Our Unbalanced Economy

Over the last 5 weeks I’ve outlined what has happened to all the wealth flowing over decades from wages to profit.  While we might expect these profits either to be distributed to shareholders (which include our pension and insurance funds) or invested by the businesses concerned, it turns out that global corporations are sitting on these profits in huge institutional cash pools.

These cash pools are looking for safe, liquid investments.  They want access to this cash (which is why they are not making long-term investments) but leaving it in a bank is high risk as only a tiny proportion would be covered by deposit insurance.  So they lend the cash to insurance companies and pension funds (ICPFs) using repo.  The collateral in these loans is usually government bonds, so the proceeds of tax avoidance often ends up funding government spending through another route, more costly to the taxpayer.

The story here is of a complete reorganisation of the ownership and use of wealth, as more and more wealth is concentrated in a smaller and smaller number of (institutional) hands.  Of particular note is that no longer are households the primary source of funds for capital market lending – it is now the retained earnings of global corporations, rewriting the description in every textbook ever written.

To complete our understanding of this picture we need to consider the other two sources of cash pools.  Three weeks ago I outlined three types and focused my attention on one of these – cash balances of global corporations.  This week we will look at the other two types: cash balances of institutional investors and foreign exchange of central banks.

Cash balances of institutional investors

These are investment funds pooling together the resources of various investors.  The total pool is invested across a wide range of assets, diversifying risk (one of the benefits of having a large pool).  Pozsar lists several reasons why these funds will accumulate large cash pools, but only briefly (see page 22 of his 2015 paper).  What he highlights is that through these funds the vast wealth of a large number of institutions is being managed by a relatively small number of asset managers.  This brings into focus a point raised in the introduction to this post, that so much wealth is being brought under the control of so few players, giving them an incredible influence on the global economy.

Foreign exchange reserve regimes of central banks

All central banks maintain foreign exchange reserves.  Again, they don’t simply hold these in a bank account.  Typically, they hold them in government bonds, which are guaranteed to hold their nominal value and pay a regular coupon payment.  However, such bonds are at risk of losing real value through price inflation or currency devaluation, so again central banks will hold a diverse portfolio of assets to hedge this risk.

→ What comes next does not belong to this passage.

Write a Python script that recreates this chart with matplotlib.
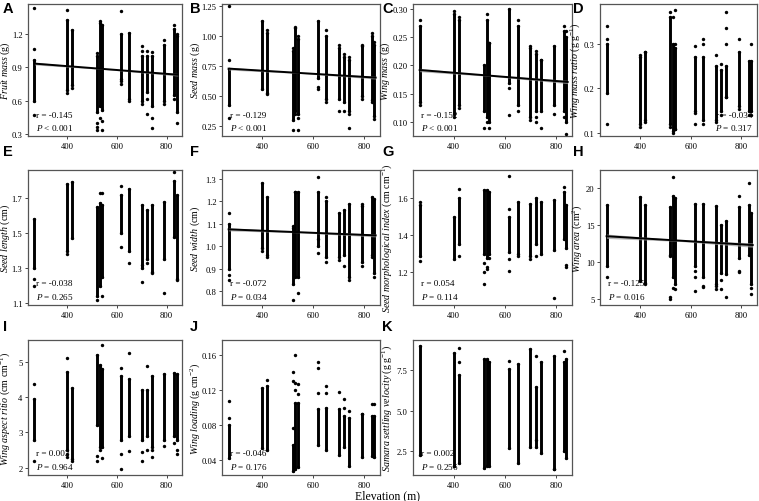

The marked trade imbalances in the world have led to large levels of reserves with a small number of central banks, particularly in South East Asia.  In the UK or US we are very used to the fact that we have a trade deficit – it just seems normal to us now.  But if some countries have a persistent deficit, other countries have a persistent surplus, and these countries are accumulating foreign reserves.  In particular, they want US dollars because this is the currency of international trade.  Hence, unlike any other currency, there is always  a high demand for US dollars regardless of whether anyone actually wants to buy US goods!  It’s as if the US is funding its national spending by borrowing from the Chinese (through Chinese central bank purchase of US bonds), while the Chinese profits from US purchase of its consumer goods, and then saves its profits in US bonds, and so on and so on…

This is a gross oversimplification, but both sides do need the other – the US needs the cheap goods from China, and China needs US markets.  Both have an incentive to maintain this practice of China buying US Government debt.  Except that this is another imbalance that is potentially destabilising to the global economy.

So the picture we now have is of a series of imbalances in the global economy:

  • Ever greater wealth being concentrated in a tiny number of hands (the 1% and 0.1%);
  • Such vast wealth being managed by a small number of asset managers;
  • The concentrations – the institutional cash pools – looking for safe, liquid investments (e.g. government bonds), rather than investments in private sector productivity that carry more risk but help grow the economy;
  • Meanwhile there is an imbalance between the performance of ICPF portfolios and the promises they have made to their clients, making them willing to take on leverage to achieve their targets;
  • And finally there is the imbalance in trade, with some countries producing the goods (particularly South East Asia) and others consuming them (particularly the US and UK) – the US funding this through sale of dollar denominated assets, for which an almost insatiable demand exists only because the dollar is the currency of global trade, and the UK being the centre of this international trade in dollars.

This is what you would have found under the bonnet of the global economy from before the crash right up until 2015.  The last 3 years have seen interesting changes in response to post-crash regulatory requirements and the Federal Reserve seeking to move away from its post-crash crisis measures, but these imbalances still remain – indeed, the failure to address them is a central feature we need to look at.

Because, rather like greenhouse gases and climate change, these imbalances threaten the stability of the economy and its ability to provide enough for everyone.  The last few weeks may have been detailed and technical, but a description of the global economy that doesn’t take these imbalances into account would be somewhat like explaining how a car works by saying, “Engine goes brrrm, car moves.”